NORFED's defense of its activities can be found here. And here is a copy of an amended complaint filed by NORFED seeking an injunction against the US Mint's interference with its business.

But anyone who has spit into the wind knows the results are none too favorable. Last Friday, just as NORFED was preparing to mail out thousands of "Ron Paul Dollars" to customers, the FBI executed this search warrant. According to the warrant, the NORFED's coins were illegal currency and its purpose was to "undermine the United States financial systems." As if.

But that isn't the end of the story. News of the raid spread across the blogosphere like wildfire and legions of Ron Paul supporters are livid. The Washington Post has this story and several posted comments from Paul supporters. Interesting reading.

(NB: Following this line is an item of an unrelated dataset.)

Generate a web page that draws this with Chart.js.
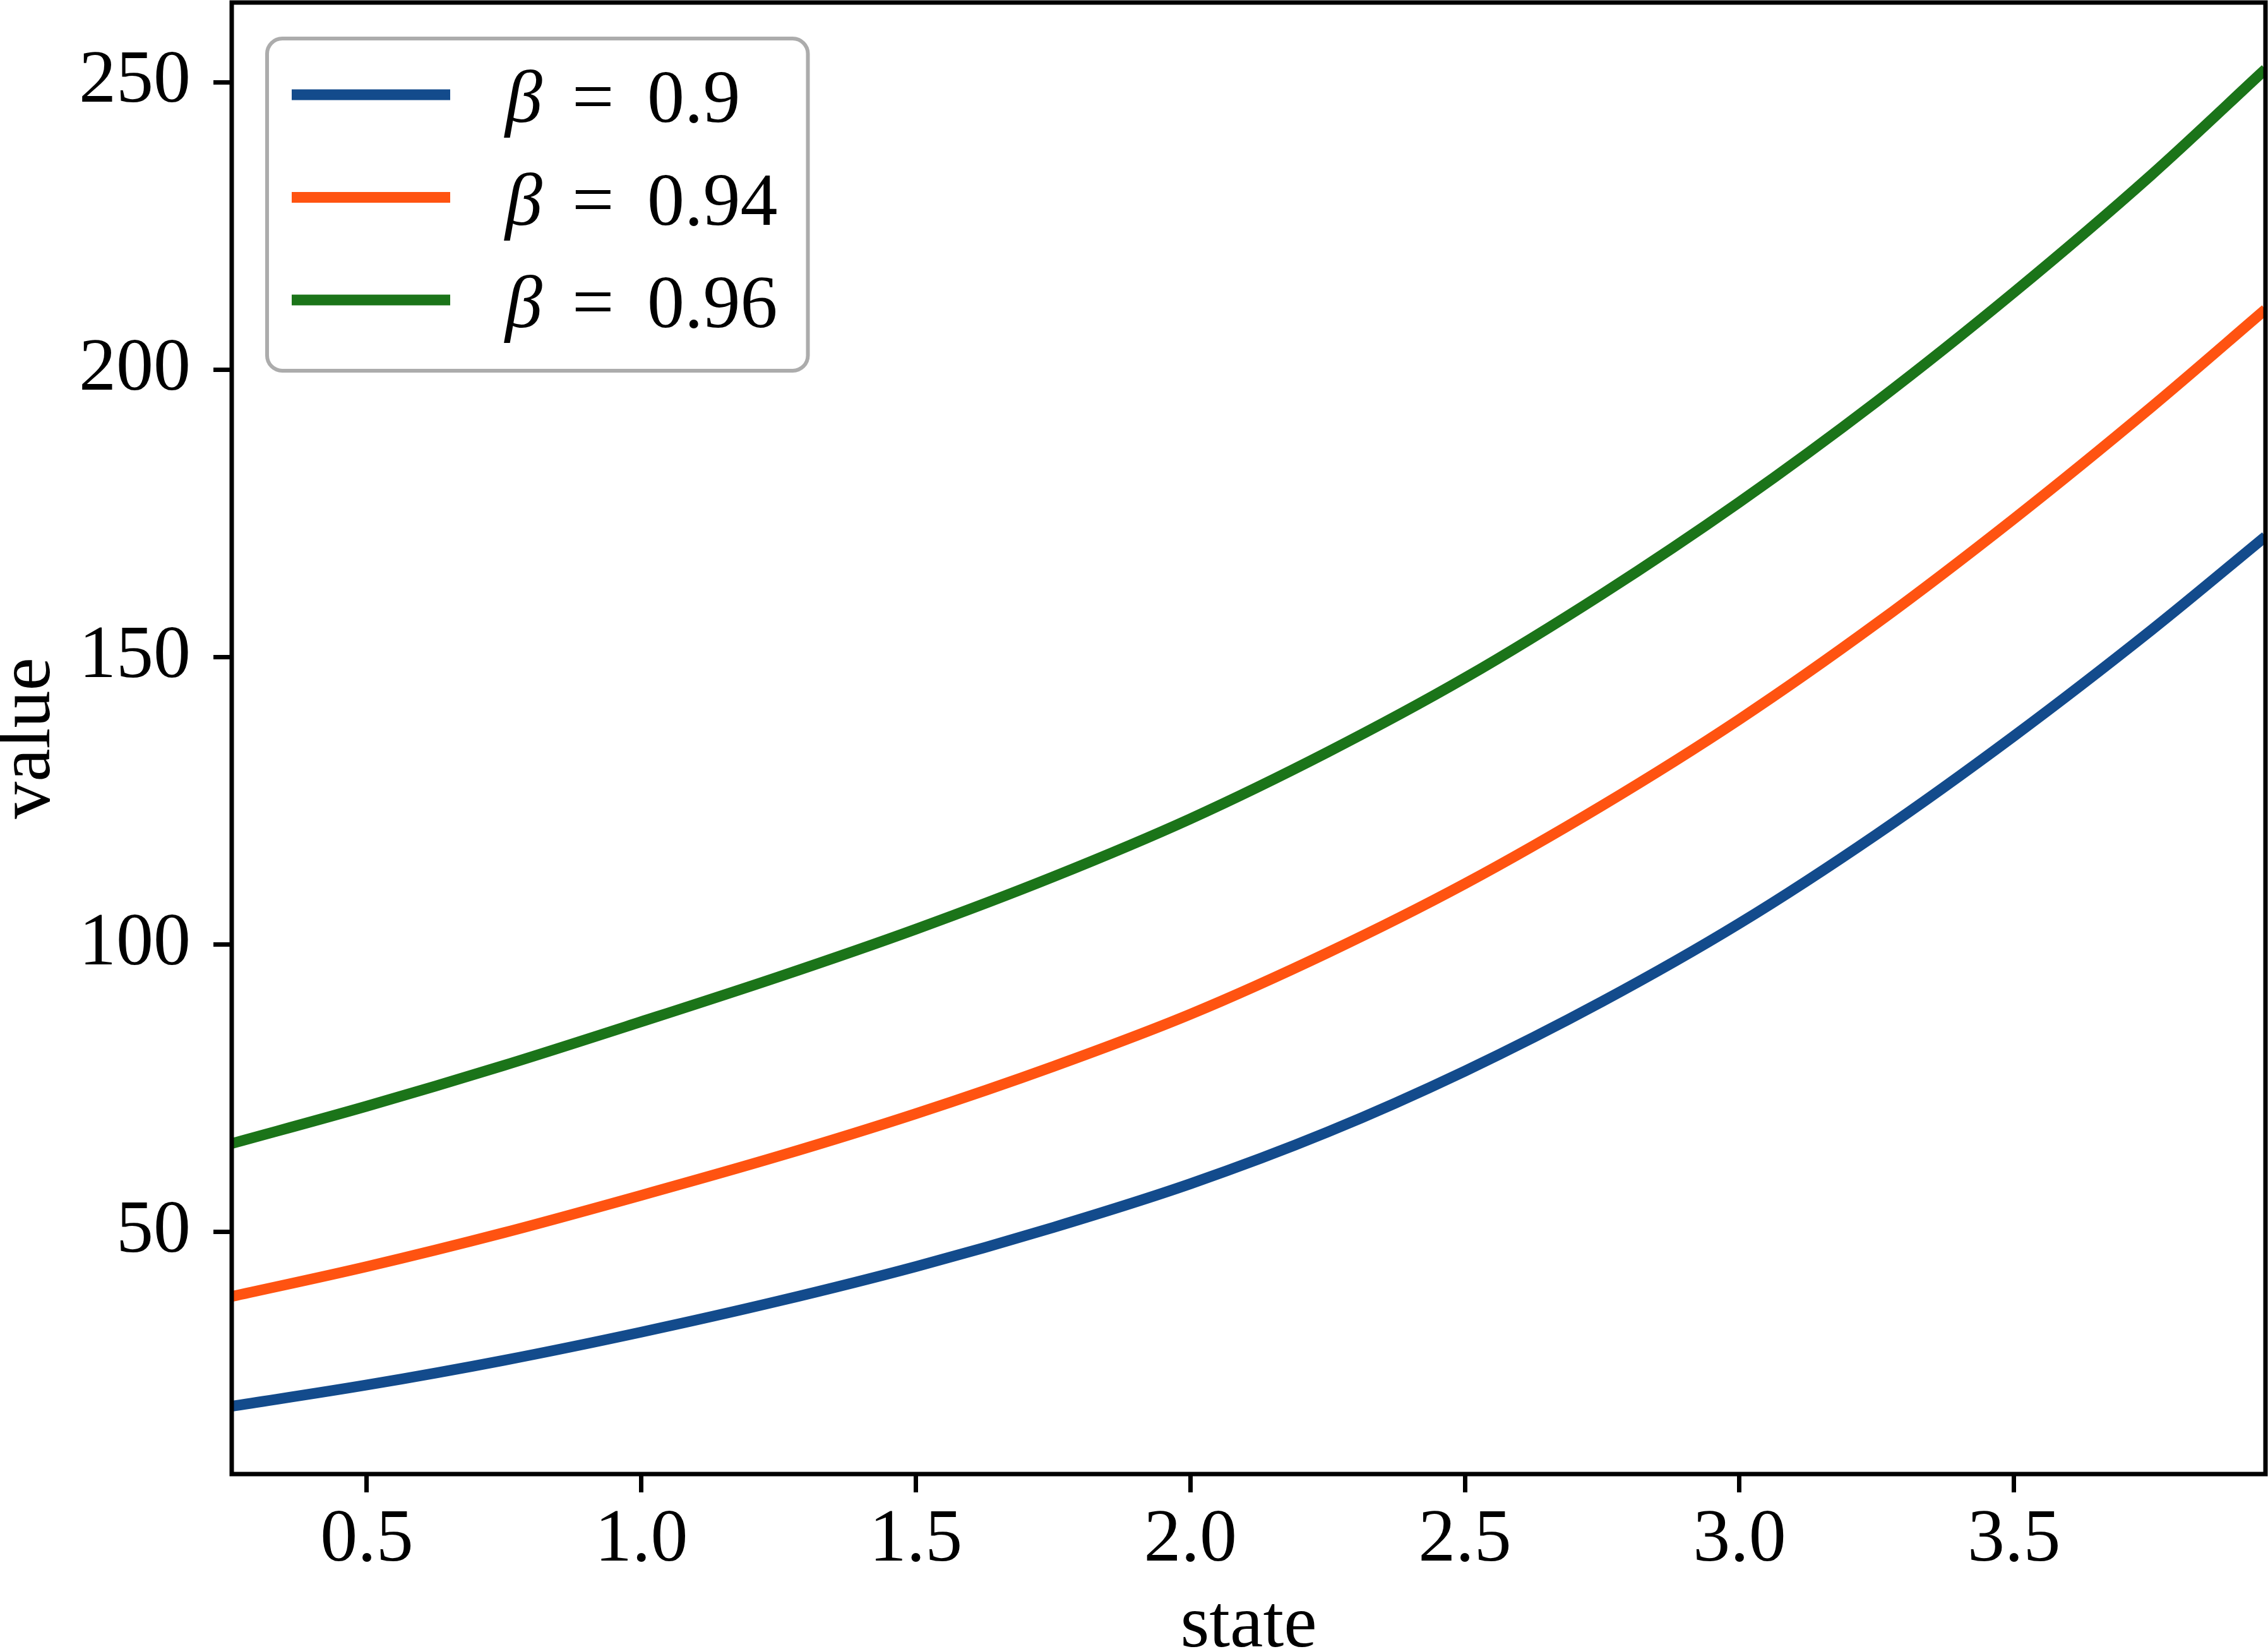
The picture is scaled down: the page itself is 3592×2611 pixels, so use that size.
<!DOCTYPE html>
<html>
<head>
<meta charset="utf-8">
<script src="https://cdn.jsdelivr.net/npm/chart.js@4.4.1/dist/chart.umd.min.js"></script>
<style>
  html, body { margin: 0; padding: 0; background: #fff; }
  canvas { display: block; }
</style>
</head>
<body>
<canvas id="chart" width="3592" height="2611"></canvas>
<script>
// values
const states = [0.254, 0.5, 0.75, 1.0, 1.25, 1.5, 1.75, 2.0, 2.25, 2.5, 2.75, 3.0, 3.25, 3.5, 3.75, 3.958];
const valueBeta090 = [19.7, 23.4, 27.7, 32.6, 38.0, 44.0, 50.8, 58.4, 67.4, 78.0, 90.1, 103.7, 119.2, 136.3, 154.7, 171.0];
const valueBeta094 = [38.8, 44.0, 49.9, 56.4, 63.2, 70.6, 78.8, 87.9, 98.6, 110.6, 124.2, 139.2, 155.9, 174.1, 193.5, 210.5];
const valueBeta096 = [65.4, 71.9, 79.0, 86.6, 94.4, 102.7, 111.8, 121.9, 133.5, 146.4, 161.0, 177.0, 194.5, 213.5, 233.9, 252.3];
const betas = ['0.9', '0.94', '0.96'];
const xTickValues = [0.5, 1.0, 1.5, 2.0, 2.5, 3.0, 3.5];
const yTickValues = [50, 100, 150, 200, 250];

const FONT = "'Liberation Serif', 'DejaVu Serif', serif";
const lineColors = ['#134B8C', '#FF5311', '#1B7419'];
const LINE_W = 17;

const series = [valueBeta090, valueBeta094, valueBeta096];

// matplotlib-like frame on all four sides plus the boxed legend in the upper left
const frameAndLegend = {
  id: 'frameAndLegend',
  afterDatasetsDraw(chart) {
    const { ctx, chartArea: a } = chart;
    ctx.save();
    ctx.strokeStyle = '#000';
    ctx.lineWidth = 7;
    ctx.strokeRect(a.left, a.top, a.right - a.left, a.bottom - a.top);

    const bx = a.left + 56, by = a.top + 57;
    const rowH = 162.5, firstRow = 89;
    const handleX = 39, handleLen = 251;
    const textX = 377;
    ctx.font = `118px ${FONT}`;
    let maxEnd = 0;
    chart.data.datasets.forEach(ds => {
      const w = ctx.measureText(ds.numText).width;
      maxEnd = Math.max(maxEnd, textX + 225 + w);
    });
    const bw = maxEnd + 48, bh = 526;

    ctx.beginPath();
    ctx.roundRect(bx, by, bw, bh, 24);
    ctx.fillStyle = 'rgba(255,255,255,0.8)';
    ctx.fill();
    ctx.lineWidth = 6;
    ctx.strokeStyle = '#acacac';
    ctx.stroke();

    chart.data.datasets.forEach((ds, i) => {
      const cy = by + firstRow + i * rowH;
      ctx.beginPath();
      ctx.moveTo(bx + handleX, cy);
      ctx.lineTo(bx + handleX + handleLen, cy);
      ctx.strokeStyle = ds.borderColor;
      ctx.lineWidth = LINE_W;
      ctx.stroke();

      ctx.fillStyle = '#000';
      ctx.textBaseline = 'alphabetic';
      ctx.textAlign = 'left';
      const base = cy + 43;
      ctx.font = `italic 118px ${FONT}`;
      ctx.fillText('\u03B2', bx + textX, base);
      ctx.font = `118px ${FONT}`;
      ctx.fillText('=', bx + textX + 106, base);
      ctx.fillText(ds.numText, bx + textX + 225, base);
    });
    ctx.restore();
  }
};

new Chart(document.getElementById('chart'), {
  type: 'line',
  data: {
    datasets: series.map((vals, i) => ({
      label: '\u03B2 = ' + betas[i],
      numText: betas[i],
      data: states.map((s, j) => ({ x: s, y: vals[j] })),
      borderColor: lineColors[i],
      borderWidth: LINE_W,
      pointRadius: 0,
      fill: false,
      cubicInterpolationMode: 'monotone'
    }))
  },
  options: {
    responsive: false,
    animation: false,
    devicePixelRatio: 1,
    layout: { padding: { top: 4, right: 4, left: 0, bottom: 0 } },
    plugins: { legend: { display: false }, tooltip: { enabled: false } },
    scales: {
      x: {
        type: 'linear',
        min: 0.254,
        max: 3.958,
        afterFit: s => { s.height = 277; s.paddingLeft = 0; s.paddingRight = 0; },
        afterBuildTicks: s => { s.ticks = xTickValues.map(v => ({ value: v })); },
        border: { display: false },
        grid: { drawOnChartArea: false, drawTicks: true, tickLength: 29, tickWidth: 7, tickColor: '#000' },
        ticks: {
          color: '#000',
          padding: 6,
          font: { family: FONT, size: 118 },
          callback: v => Number(v).toFixed(1)
        },
        title: {
          display: true,
          text: 'state',
          color: '#000',
          font: { family: FONT, size: 118, lineHeight: 0.6 },
          padding: 0
        }
      },
      y: {
        min: 7.9,
        max: 263.9,
        afterFit: s => { s.width = 367; s.paddingTop = 0; s.paddingBottom = 0; },
        afterBuildTicks: s => { s.ticks = yTickValues.map(v => ({ value: v })); },
        border: { display: false },
        grid: { drawOnChartArea: false, drawTicks: true, tickLength: 29, tickWidth: 7, tickColor: '#000' },
        ticks: {
          color: '#000',
          padding: 36,
          font: { family: FONT, size: 118 },
          callback: v => String(v)
        },
        title: {
          display: true,
          text: 'value',
          color: '#000',
          font: { family: FONT, size: 118, lineHeight: 0.8 },
          padding: 0
        }
      }
    }
  },
  plugins: [frameAndLegend]
});
</script>
</body>
</html>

So, don't count on seeing any more Liberty Dollars for a while. And pay close attention to any you may already have. They are likely to become highly treasured collector's items.

Tuesday, November 13, 2007

Ron Paul wins straw vote in New York

The results: Mr. Paul, 26 votes; Mr. Giuliani, 21; Mitt Romney, 6; John McCain, 4; Mike Huckabee, 2; Duncan Hunter, 1; Fred Thompson, 1; Tom Tancredo, 0. The story is here.

Monday, November 12, 2007

Another example of the pointlessness of campaign finance regulations

This past summer the US Supreme Court ruled that issue based political ads that were not designed to influence an election were not subject to campaign finance regulations. On its face this may seem an obvious and correct result. But consider the behavior of a newly formed group called the Foundation for a Secure and Prosperous America.

As explained more fully in this story the group is now running ads in South Carolina urging citizens to contact Congress to express their support for the so-called Wounded Warriers Act. What's wrong with that, you say?

1. Congress is already in support of the bill, and it is virtually guaranteed to pass anyway. 2. The bill's sponsor, John McCain, is targeting South Carolina for a win in his race for president, and 3. The ad prominently features McCain.

When the legality of this kind of ad was before the Supreme Court McCain's lawyers filed a brief opposing the practice. But the Supreme Court ruled the First Amendment rights of issue based groups could not be stiffled just because they might want to speak during an election. As the story points out, "The decision removed virtually any restrictions on these groups’ ability to advertise, and made nonprofit corporations, with their few disclosure requirements, the tool of choice for big donors looking to influence elections because of their wide latitude to advertise."

Here is yet another example why campaign finance regulations are foolish, and frankly, anti-democratic. They become so complex that lawyers are necessary to figure them out. And no matter how intricate or nuanced the regulations, the First Amendment rights to speak supercede most of them anyway. So what's the point of having them?